The Georgia Nell Woodley Orlando Remembered exhibit is on permanent display at the Dr. J. B. Callahan Neighborhood Center located at 101 North Parramore Avenue in downtown Orlando and is open to the public.
The display was dedicated on February 19, 2014.
Georgia Nell Woodley served as Mt. Zion’s Missionary Baptist Institutional Church secretary for 45 years. It was through her church’s community involvement and working as church secretary that Georgia Woodley became a community activist. Working with mentor, Sister Teresa McElwee, a Catholic nun, who started the Apopka Family Learning Center, Georgia Woodley learned about applying for penny grants to get paved roads in the Callahan neighborhood, ways to work for neighborhood improvements, and how to form a neighborhood association. Georgia Woodley served as president of the Callahan Neighborhood Association for 25 years.

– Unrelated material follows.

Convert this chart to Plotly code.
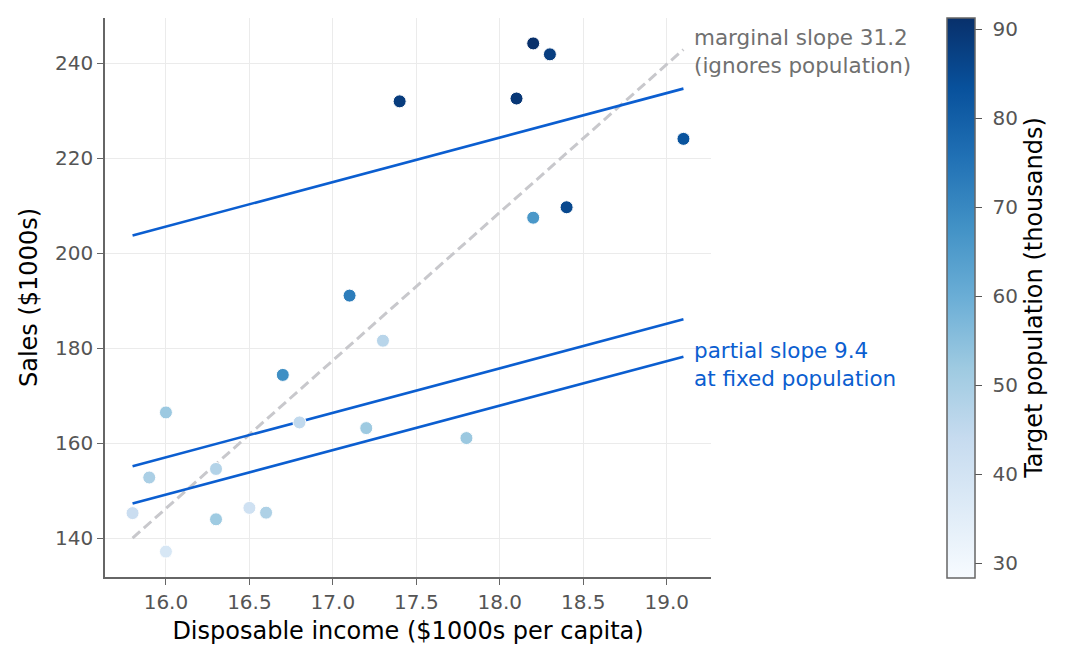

Georgia Woodley worked diligently on community development and neighborhood preservation in the Callahan area and specifically concerning the creation of the Callahan Neighborhood Center.
The Callahan Neighborhood Center was dedicated on May, 24, 1986. The center located at 102 N. Parramore Street in downtown Orlando is the site of the old Jones High School and a place of great memories for those who attended the school and live in the Callahan neighborhood.
For Black History Month, February 2014, teens at the Dr. J. B. Callahan Neighborhood Center in downtown Orlando collaborated on a poem in honor of Georgia Woodley.